**Working data**
---+---
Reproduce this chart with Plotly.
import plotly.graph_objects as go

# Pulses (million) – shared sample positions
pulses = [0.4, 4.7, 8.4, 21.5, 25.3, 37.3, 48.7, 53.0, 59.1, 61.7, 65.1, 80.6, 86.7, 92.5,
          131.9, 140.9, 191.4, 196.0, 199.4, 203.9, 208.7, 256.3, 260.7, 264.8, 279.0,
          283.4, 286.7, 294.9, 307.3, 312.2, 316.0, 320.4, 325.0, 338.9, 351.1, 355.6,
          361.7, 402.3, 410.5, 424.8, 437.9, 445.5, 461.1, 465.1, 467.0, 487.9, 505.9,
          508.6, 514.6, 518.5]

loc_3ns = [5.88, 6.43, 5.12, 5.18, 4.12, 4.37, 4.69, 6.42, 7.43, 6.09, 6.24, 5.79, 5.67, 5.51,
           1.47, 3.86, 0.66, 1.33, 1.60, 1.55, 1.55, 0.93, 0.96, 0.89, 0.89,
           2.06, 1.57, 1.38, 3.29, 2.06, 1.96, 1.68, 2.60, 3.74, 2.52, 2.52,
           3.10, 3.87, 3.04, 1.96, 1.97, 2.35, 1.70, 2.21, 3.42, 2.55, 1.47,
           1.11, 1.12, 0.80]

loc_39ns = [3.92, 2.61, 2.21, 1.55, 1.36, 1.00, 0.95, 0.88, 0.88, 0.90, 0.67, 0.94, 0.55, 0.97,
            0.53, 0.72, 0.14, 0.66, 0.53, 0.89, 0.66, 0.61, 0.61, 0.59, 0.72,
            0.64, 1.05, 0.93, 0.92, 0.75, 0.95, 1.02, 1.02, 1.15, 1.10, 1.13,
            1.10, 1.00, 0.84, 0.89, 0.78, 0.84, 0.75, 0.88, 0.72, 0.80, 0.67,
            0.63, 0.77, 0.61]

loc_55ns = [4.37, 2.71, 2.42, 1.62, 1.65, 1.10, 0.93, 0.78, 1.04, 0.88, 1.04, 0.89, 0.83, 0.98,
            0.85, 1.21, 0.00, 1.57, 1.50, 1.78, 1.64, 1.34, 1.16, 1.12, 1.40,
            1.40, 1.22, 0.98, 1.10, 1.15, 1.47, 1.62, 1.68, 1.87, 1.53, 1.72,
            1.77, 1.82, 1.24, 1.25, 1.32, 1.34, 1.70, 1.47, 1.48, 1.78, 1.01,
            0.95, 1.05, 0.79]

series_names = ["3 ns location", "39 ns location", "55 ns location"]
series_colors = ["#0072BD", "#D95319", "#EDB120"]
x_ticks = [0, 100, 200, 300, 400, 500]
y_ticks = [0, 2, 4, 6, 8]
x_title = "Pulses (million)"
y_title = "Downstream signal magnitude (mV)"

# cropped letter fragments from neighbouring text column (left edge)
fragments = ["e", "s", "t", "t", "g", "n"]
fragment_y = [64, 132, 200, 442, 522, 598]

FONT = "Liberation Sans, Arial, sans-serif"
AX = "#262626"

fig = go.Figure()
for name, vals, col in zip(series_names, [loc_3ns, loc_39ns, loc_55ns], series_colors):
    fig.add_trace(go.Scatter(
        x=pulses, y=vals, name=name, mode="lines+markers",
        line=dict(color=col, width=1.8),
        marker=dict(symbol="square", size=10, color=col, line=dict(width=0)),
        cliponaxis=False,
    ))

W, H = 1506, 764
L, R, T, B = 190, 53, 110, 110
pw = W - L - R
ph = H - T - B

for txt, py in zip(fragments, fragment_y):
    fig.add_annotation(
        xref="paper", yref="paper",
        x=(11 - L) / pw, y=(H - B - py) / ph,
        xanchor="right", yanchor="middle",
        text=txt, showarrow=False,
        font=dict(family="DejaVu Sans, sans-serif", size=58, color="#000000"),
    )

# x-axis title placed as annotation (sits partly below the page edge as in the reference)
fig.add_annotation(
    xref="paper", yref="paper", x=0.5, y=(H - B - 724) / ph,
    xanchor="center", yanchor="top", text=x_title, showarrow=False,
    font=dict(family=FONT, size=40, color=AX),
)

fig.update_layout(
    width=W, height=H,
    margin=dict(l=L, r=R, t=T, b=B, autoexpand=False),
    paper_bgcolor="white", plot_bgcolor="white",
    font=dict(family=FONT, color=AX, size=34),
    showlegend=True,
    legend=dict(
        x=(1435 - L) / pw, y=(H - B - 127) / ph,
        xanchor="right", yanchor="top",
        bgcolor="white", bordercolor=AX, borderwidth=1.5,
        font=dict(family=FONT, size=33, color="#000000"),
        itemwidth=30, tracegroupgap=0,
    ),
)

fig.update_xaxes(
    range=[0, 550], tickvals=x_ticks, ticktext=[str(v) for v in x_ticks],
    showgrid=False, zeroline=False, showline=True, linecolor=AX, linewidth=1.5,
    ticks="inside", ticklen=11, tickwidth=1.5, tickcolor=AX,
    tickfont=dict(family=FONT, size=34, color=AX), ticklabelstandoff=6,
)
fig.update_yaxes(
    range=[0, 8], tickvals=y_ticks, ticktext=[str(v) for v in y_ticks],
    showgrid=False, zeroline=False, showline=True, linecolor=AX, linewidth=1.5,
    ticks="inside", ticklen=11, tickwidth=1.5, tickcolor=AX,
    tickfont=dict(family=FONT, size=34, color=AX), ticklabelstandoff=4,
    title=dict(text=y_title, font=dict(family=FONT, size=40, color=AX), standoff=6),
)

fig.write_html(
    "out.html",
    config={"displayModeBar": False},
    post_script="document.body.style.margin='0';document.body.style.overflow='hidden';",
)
---+---
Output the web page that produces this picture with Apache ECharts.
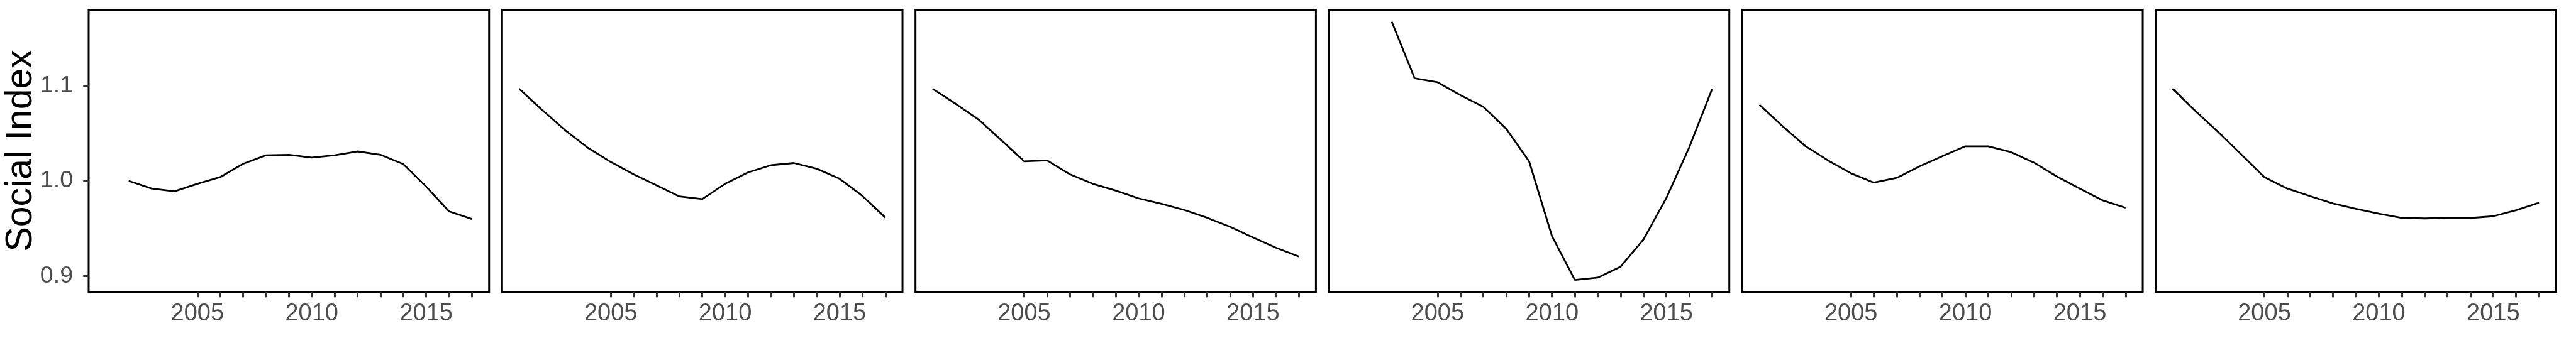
---+---
Repeat exactly the lines from the one that contains "Reproduce this chart with Plotly." through the one that contains "508.6, 514.6, 518.5]", and only those.

**Exercise output**
Reproduce this chart with Plotly.
import plotly.graph_objects as go

# Pulses (million) – shared sample positions
pulses = [0.4, 4.7, 8.4, 21.5, 25.3, 37.3, 48.7, 53.0, 59.1, 61.7, 65.1, 80.6, 86.7, 92.5,
          131.9, 140.9, 191.4, 196.0, 199.4, 203.9, 208.7, 256.3, 260.7, 264.8, 279.0,
          283.4, 286.7, 294.9, 307.3, 312.2, 316.0, 320.4, 325.0, 338.9, 351.1, 355.6,
          361.7, 402.3, 410.5, 424.8, 437.9, 445.5, 461.1, 465.1, 467.0, 487.9, 505.9,
          508.6, 514.6, 518.5]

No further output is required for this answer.